Soon after Article 370 ceased to operate in the erstwhile state, India realised that it needed to do more, much more, than merely rely on the twin-prongs of counterinsurgency and political normalisation in the Valley. Until that point—August 5, 20019—this was the accepted wisdom among India’s Kashmir hands. But events over 18 years from 1996 to 2014 showed that any strategy of normalisation that rested on these two pillars had run its course. The so-called mainstream politicians in Kashmir were reluctant to stamp out terrorism or were unable to do so. There was suspicion that these parties “kept the pot boiling” to ensure their bargaining power with the Centre.
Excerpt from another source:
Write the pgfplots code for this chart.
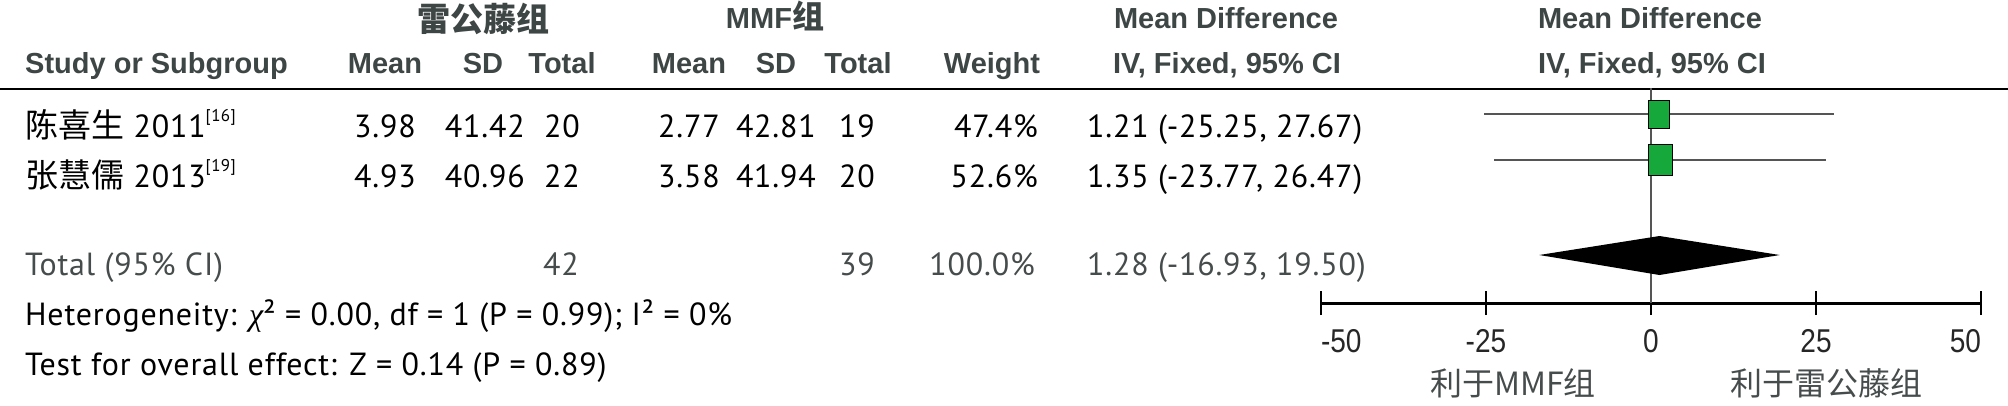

Something else was needed.
That opportunity arose in 2019 when a local terrorist, at Pakistan’s instigation, blew 40 CRPF troopers in Pulwama on February 14. By that date it was clear that the constitutional and political status quo in J&K was untenable. But as with much else in India, drift ensued. In this specific case, however, February 14 became a turning point. India had lost much blood and treasure in J&K. Twelve days later India responded with an aerial strike on a terrorist hideout in Balakot in Khyber-Pakhtunkhwa. Pakistan evaded an escalatory spiral by a whisker.
In August, India did what was necessary when it made Article 370 that gave a special status to J&K inoperative, even as it divided the state into two Union territories.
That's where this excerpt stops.